Quanto all’utilità morale essa deve essere dimostrata in concreto e certamente è inconfigurabile per le esclusioni (come quella oggetto della presente fattispecie), non collegate alla carenza dei requisiti incidenti sull’onorabilità delle imprese; solo in quest’ultimo caso, infatti, dando luogo l’esclusione alla segnalazione all’Autorità per la vigilanza, si può ipotizzare che si producano nell’ordinamento giuridico effetti pregiudizievoli meritevoli di risarcimento.

Inoltre deve restare assodato che l’impresa esclusa abbia manifestato un effettivo disinteresse relativamente alla ripetizione della gara ovvero alla aggiudicazione della stessa (anche tali circostanze non ricorrono nella vicenda per cui è causa).

6.1.2. Nel particolare caso di specie è ravvisabile, inoltre, una ulteriore causa di inammissibilità dell’originario ricorso di primo grado (anche nella parte in cui è stato proposto contro la lex specialis del procedimento di gara), in quanto non notificato all’impresa aggiudicataria definitiva, unico ed autentico litisconsorte necessario.

6.2. Miglior sorte non tocca al secondo motivo di gravame, con cui si contesta la validità della tesi della c.d. pregiudizialità amministrativa.

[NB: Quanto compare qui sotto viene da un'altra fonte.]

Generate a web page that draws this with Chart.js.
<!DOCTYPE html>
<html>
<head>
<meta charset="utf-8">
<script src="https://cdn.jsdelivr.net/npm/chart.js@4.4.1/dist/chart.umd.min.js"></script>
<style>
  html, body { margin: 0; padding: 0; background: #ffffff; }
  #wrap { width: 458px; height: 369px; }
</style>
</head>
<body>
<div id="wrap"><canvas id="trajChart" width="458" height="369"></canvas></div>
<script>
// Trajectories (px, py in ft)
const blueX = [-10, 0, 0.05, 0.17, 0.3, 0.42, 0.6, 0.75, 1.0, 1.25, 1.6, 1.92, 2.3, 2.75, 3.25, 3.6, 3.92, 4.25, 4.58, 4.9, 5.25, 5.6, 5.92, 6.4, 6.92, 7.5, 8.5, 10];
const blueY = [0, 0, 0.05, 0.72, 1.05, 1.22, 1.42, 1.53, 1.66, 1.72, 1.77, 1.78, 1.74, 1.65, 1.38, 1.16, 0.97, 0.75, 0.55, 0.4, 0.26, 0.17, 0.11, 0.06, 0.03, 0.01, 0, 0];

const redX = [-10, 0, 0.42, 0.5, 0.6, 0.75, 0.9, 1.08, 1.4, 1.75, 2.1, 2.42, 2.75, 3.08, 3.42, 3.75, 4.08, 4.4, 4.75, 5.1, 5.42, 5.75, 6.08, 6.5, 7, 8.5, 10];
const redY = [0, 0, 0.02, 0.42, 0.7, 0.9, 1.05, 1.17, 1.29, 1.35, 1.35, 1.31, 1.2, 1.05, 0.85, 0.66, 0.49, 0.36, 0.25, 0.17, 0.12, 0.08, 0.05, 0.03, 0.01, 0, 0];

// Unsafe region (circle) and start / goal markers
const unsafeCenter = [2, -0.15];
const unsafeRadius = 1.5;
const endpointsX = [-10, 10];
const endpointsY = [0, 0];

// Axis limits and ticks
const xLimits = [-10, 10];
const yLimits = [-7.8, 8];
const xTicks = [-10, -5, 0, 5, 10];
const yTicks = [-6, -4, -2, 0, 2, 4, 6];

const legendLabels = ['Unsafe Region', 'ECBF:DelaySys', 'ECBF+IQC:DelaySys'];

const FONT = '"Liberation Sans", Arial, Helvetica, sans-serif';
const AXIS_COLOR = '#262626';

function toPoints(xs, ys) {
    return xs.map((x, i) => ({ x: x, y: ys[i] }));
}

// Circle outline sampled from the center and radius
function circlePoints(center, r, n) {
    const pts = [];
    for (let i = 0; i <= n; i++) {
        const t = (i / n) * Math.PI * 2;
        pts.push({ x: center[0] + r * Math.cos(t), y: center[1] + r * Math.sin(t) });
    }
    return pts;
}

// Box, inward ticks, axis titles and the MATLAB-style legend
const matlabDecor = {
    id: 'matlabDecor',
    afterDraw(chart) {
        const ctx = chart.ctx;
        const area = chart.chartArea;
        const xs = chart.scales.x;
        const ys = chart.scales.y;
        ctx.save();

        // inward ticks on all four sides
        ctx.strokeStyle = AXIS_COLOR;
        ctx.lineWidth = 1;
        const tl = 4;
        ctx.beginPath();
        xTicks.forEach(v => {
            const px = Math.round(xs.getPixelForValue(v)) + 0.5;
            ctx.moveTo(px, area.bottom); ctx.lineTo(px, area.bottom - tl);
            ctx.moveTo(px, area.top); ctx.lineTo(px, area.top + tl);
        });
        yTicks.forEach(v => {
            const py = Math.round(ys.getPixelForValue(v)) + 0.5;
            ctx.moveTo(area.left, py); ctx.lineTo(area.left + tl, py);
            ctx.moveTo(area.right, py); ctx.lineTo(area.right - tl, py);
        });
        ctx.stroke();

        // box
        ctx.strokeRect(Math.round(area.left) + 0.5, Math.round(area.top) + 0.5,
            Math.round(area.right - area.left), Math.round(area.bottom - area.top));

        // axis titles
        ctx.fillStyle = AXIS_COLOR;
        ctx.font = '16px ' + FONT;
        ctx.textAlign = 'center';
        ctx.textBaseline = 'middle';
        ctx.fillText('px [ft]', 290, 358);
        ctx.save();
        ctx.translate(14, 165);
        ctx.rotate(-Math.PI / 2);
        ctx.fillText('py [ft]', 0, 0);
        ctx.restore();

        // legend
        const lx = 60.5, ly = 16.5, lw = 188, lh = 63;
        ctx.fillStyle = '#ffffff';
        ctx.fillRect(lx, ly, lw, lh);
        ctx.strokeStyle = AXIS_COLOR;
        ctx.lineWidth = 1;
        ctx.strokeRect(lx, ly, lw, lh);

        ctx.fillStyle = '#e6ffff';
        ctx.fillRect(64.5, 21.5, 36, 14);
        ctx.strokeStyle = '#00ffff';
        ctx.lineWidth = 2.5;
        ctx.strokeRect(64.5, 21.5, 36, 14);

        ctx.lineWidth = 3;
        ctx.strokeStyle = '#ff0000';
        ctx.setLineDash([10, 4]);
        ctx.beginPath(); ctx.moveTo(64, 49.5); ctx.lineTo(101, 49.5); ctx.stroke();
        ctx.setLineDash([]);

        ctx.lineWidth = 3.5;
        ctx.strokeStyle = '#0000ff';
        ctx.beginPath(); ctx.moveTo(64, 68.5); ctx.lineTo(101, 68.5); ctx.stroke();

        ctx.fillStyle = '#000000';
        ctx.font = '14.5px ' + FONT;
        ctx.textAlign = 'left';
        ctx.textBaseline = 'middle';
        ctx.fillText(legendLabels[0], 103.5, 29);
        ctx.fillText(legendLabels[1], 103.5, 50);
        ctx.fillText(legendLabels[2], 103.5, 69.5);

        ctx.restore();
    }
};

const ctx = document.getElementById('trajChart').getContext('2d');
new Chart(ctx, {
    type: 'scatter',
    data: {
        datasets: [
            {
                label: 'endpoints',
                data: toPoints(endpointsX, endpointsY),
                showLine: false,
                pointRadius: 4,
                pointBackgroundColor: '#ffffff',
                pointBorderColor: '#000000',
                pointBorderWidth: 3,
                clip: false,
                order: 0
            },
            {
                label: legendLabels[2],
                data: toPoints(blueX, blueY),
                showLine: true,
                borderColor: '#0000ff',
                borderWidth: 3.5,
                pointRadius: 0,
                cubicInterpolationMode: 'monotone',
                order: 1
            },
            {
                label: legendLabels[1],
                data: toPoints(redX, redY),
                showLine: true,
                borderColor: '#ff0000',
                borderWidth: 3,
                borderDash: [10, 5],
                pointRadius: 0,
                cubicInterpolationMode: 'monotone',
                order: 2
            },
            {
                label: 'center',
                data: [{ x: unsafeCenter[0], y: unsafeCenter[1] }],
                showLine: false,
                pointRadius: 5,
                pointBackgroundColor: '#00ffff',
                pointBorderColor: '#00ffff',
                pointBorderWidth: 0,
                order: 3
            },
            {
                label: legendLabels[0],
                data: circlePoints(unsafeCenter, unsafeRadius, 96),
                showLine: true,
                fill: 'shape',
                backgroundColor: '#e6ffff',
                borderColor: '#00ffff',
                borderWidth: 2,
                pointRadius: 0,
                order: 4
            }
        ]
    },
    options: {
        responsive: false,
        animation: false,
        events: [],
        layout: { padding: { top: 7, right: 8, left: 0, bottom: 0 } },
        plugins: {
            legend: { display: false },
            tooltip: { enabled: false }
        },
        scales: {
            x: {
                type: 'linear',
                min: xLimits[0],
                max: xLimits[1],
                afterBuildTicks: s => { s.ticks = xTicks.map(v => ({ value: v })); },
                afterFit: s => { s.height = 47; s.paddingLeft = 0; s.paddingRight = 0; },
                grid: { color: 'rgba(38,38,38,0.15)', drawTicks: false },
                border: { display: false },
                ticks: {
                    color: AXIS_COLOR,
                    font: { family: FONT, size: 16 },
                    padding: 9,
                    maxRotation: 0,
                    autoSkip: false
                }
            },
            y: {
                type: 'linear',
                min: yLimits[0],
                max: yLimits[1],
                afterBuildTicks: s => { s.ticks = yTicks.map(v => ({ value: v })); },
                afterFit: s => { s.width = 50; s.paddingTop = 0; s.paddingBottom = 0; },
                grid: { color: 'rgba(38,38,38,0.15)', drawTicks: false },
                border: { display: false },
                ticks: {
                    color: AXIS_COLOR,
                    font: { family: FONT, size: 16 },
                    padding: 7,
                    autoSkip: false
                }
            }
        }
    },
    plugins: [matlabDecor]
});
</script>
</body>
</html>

Sul punto la sezione rinvia, a mente dell’art. 9, l. n. 205 del 2000, alle recenti conclusioni cui è giunta l’adunanza plenaria di questo Consiglio (cfr. 22 ottobre 2007, n. 12) che recepisce integralmente.

7. In conclusione l’appello deve essere respinto.

Le spese di giudizio, regolamentate secondo l’ordinario criterio della soccombenza, sono liquidate in dispositivo.

 

P.Q.M.

Il Consiglio di Stato in sede giurisdizionale definitivamente pronunciando sul ricorso meglio specificato in epigrafe respinge l’appello e per l’effetto conferma la sentenza impugnata e condanna, in solido fra loro, le imprese appellanti a rifondere in favore del comune di Lecce le spese, le competenze e gli onorari del presente giudizio.
Ordina che la presente decisione sia eseguita dall’Autorità amministrativa.